_Problem description_
The entries below contain a line with "Output the component" and a line with "type Shape = 'diamond'". Retype exactly everything from the first down to the second, both included, and nothing else.

_Raw records_
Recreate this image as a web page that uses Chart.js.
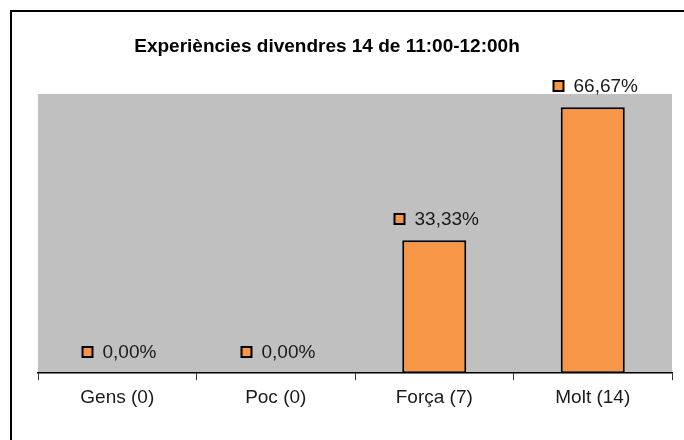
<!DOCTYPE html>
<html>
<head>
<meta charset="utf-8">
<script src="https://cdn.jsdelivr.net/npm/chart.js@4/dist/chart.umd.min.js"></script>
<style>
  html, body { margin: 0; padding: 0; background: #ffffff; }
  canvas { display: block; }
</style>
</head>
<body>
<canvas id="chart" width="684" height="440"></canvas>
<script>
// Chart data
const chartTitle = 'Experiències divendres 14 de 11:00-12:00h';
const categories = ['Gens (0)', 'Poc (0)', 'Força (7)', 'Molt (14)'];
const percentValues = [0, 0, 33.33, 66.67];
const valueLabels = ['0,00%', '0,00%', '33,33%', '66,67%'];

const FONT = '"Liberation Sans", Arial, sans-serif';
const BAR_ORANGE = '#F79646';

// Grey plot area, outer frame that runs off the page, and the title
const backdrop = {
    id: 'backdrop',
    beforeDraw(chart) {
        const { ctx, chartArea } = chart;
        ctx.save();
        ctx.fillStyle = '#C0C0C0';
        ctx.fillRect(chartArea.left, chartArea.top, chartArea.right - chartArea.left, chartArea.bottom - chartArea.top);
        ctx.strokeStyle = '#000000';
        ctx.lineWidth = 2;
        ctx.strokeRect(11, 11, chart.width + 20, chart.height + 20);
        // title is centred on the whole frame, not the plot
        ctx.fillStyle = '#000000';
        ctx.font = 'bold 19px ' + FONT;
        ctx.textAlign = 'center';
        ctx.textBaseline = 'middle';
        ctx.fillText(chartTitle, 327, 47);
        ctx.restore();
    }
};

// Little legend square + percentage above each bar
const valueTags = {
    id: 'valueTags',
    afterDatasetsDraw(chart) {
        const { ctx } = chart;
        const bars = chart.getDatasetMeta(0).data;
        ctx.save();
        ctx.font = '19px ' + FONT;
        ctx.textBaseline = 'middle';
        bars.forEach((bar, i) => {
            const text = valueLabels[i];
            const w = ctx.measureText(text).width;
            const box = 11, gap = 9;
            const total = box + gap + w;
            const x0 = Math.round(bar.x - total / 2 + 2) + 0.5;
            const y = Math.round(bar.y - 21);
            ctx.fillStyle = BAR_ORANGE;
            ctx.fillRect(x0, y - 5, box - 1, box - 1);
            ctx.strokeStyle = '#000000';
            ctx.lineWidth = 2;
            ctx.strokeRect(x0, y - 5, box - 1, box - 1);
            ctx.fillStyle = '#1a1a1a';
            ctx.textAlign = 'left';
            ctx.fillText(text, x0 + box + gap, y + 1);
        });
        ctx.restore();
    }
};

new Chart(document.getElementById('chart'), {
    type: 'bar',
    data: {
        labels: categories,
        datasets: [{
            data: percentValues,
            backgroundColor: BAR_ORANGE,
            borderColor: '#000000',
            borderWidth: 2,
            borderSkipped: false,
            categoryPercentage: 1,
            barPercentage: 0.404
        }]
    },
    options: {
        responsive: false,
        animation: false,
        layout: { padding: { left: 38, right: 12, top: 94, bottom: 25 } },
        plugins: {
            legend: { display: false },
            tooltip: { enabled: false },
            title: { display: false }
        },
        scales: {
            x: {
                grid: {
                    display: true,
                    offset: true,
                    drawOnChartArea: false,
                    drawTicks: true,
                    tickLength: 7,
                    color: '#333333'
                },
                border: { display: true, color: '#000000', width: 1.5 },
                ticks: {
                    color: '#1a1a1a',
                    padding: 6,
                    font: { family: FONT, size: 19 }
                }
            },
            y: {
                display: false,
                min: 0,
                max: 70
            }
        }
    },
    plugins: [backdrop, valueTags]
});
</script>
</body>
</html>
...
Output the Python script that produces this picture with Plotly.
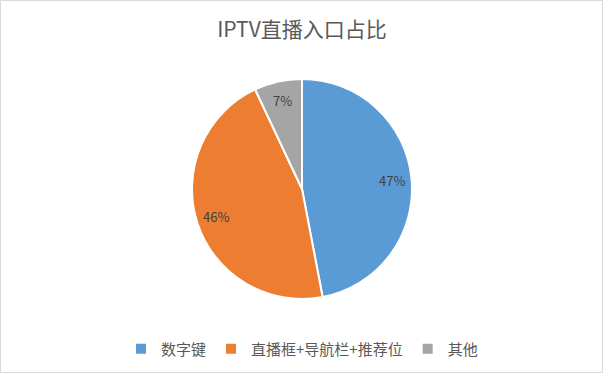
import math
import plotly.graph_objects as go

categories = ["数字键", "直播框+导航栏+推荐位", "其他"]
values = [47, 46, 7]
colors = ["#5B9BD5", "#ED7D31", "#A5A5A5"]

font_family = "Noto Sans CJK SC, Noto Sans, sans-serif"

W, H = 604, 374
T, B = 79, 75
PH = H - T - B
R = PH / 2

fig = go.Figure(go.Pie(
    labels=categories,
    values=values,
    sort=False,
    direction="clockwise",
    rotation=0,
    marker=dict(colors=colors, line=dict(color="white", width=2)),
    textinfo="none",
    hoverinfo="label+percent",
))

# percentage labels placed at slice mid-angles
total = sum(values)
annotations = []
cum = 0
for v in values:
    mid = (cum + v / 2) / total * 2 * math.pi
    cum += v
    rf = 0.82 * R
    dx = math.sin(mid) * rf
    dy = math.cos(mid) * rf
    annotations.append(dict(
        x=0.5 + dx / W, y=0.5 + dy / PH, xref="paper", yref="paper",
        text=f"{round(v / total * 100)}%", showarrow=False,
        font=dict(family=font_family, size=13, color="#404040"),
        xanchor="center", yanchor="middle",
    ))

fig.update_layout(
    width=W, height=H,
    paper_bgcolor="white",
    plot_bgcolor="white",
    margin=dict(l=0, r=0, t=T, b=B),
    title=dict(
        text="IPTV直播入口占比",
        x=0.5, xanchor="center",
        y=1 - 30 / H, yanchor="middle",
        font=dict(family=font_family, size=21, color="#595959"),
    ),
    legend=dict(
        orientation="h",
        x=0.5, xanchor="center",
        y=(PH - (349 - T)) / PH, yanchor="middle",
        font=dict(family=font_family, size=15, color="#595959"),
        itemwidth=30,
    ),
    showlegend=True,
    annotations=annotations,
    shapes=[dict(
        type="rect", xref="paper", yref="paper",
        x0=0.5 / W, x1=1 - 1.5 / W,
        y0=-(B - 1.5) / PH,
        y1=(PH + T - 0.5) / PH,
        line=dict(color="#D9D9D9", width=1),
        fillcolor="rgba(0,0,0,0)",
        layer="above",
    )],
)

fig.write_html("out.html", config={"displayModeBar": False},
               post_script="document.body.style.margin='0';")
---
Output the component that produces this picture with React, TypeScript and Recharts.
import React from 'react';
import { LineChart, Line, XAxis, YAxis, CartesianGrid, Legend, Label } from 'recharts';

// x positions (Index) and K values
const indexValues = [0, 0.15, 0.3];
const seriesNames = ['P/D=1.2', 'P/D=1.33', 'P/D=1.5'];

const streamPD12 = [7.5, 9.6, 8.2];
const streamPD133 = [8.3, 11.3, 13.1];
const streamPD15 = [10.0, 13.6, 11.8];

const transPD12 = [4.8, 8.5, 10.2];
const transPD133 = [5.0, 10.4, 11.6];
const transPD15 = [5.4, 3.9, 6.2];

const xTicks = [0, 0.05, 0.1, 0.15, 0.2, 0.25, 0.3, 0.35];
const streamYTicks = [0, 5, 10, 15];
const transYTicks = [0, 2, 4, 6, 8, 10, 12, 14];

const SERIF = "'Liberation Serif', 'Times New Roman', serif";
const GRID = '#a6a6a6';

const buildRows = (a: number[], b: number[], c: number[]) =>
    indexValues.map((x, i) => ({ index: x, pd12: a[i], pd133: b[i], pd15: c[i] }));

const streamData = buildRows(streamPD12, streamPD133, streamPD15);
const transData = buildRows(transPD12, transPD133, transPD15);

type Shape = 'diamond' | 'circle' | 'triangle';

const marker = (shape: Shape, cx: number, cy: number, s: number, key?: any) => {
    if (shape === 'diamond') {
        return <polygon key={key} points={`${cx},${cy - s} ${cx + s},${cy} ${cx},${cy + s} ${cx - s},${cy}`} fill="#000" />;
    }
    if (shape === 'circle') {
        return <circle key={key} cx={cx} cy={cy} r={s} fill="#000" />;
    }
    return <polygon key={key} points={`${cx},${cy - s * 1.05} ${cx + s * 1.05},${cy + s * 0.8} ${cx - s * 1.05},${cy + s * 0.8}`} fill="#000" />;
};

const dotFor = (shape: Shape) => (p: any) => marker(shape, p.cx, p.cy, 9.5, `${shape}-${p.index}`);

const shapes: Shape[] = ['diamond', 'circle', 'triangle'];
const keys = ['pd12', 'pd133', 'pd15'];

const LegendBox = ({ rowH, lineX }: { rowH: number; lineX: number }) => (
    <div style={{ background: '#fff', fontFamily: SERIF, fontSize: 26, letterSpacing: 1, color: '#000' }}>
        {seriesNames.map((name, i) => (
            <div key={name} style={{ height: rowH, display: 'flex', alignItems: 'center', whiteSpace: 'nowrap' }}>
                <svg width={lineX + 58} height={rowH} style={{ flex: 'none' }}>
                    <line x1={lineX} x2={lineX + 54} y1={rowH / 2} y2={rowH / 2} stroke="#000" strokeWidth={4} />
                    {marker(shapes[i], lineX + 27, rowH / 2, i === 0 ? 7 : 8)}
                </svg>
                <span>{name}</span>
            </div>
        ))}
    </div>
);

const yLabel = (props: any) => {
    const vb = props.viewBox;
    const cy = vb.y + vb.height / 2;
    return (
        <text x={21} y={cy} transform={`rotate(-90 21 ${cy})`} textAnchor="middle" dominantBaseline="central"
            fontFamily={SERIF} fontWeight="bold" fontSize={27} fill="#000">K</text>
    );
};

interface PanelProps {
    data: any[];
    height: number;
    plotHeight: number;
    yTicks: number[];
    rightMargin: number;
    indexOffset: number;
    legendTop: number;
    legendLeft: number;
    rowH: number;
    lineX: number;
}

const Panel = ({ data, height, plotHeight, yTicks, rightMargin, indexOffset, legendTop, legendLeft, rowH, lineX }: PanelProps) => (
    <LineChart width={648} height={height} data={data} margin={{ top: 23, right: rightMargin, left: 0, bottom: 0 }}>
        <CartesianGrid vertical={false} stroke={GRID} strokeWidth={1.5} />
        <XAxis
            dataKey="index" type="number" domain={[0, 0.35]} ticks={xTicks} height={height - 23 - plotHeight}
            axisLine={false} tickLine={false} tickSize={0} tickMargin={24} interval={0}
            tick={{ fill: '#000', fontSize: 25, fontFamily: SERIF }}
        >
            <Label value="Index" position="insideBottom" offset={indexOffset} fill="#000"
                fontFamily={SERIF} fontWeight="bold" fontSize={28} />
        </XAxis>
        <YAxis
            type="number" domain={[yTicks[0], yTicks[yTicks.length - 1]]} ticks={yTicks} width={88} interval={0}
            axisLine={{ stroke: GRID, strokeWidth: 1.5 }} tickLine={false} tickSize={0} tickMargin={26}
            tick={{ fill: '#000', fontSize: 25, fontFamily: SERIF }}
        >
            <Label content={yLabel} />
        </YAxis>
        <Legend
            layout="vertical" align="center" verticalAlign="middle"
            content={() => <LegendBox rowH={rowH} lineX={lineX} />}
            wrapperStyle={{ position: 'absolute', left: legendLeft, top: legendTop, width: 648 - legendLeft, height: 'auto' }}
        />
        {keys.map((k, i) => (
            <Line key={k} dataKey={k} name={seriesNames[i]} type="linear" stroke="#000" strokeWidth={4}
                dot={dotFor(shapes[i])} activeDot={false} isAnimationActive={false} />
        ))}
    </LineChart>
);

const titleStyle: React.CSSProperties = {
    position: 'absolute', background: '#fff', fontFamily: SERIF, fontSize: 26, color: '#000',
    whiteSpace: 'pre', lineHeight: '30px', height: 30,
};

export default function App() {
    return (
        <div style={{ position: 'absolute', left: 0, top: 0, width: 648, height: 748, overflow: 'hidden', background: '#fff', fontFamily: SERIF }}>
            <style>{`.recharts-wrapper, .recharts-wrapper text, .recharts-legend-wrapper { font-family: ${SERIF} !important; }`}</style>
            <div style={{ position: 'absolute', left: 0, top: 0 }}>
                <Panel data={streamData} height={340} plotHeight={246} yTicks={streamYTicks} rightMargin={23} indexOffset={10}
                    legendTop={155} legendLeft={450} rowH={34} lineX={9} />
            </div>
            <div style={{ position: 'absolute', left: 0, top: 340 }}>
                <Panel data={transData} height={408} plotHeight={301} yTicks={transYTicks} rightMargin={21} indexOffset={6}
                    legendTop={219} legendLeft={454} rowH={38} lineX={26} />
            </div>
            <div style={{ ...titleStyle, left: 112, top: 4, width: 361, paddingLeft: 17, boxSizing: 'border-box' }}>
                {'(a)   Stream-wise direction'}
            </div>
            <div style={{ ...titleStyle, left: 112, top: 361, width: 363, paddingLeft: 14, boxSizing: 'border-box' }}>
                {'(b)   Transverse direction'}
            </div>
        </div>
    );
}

_Task answer_
Output the component that produces this picture with React, TypeScript and Recharts.
import React from 'react';
import { LineChart, Line, XAxis, YAxis, CartesianGrid, Legend, Label } from 'recharts';

// x positions (Index) and K values
const indexValues = [0, 0.15, 0.3];
const seriesNames = ['P/D=1.2', 'P/D=1.33', 'P/D=1.5'];

const streamPD12 = [7.5, 9.6, 8.2];
const streamPD133 = [8.3, 11.3, 13.1];
const streamPD15 = [10.0, 13.6, 11.8];

const transPD12 = [4.8, 8.5, 10.2];
const transPD133 = [5.0, 10.4, 11.6];
const transPD15 = [5.4, 3.9, 6.2];

const xTicks = [0, 0.05, 0.1, 0.15, 0.2, 0.25, 0.3, 0.35];
const streamYTicks = [0, 5, 10, 15];
const transYTicks = [0, 2, 4, 6, 8, 10, 12, 14];

const SERIF = "'Liberation Serif', 'Times New Roman', serif";
const GRID = '#a6a6a6';

const buildRows = (a: number[], b: number[], c: number[]) =>
    indexValues.map((x, i) => ({ index: x, pd12: a[i], pd133: b[i], pd15: c[i] }));

const streamData = buildRows(streamPD12, streamPD133, streamPD15);
const transData = buildRows(transPD12, transPD133, transPD15);

type Shape = 'diamond' | 'circle' | 'triangle';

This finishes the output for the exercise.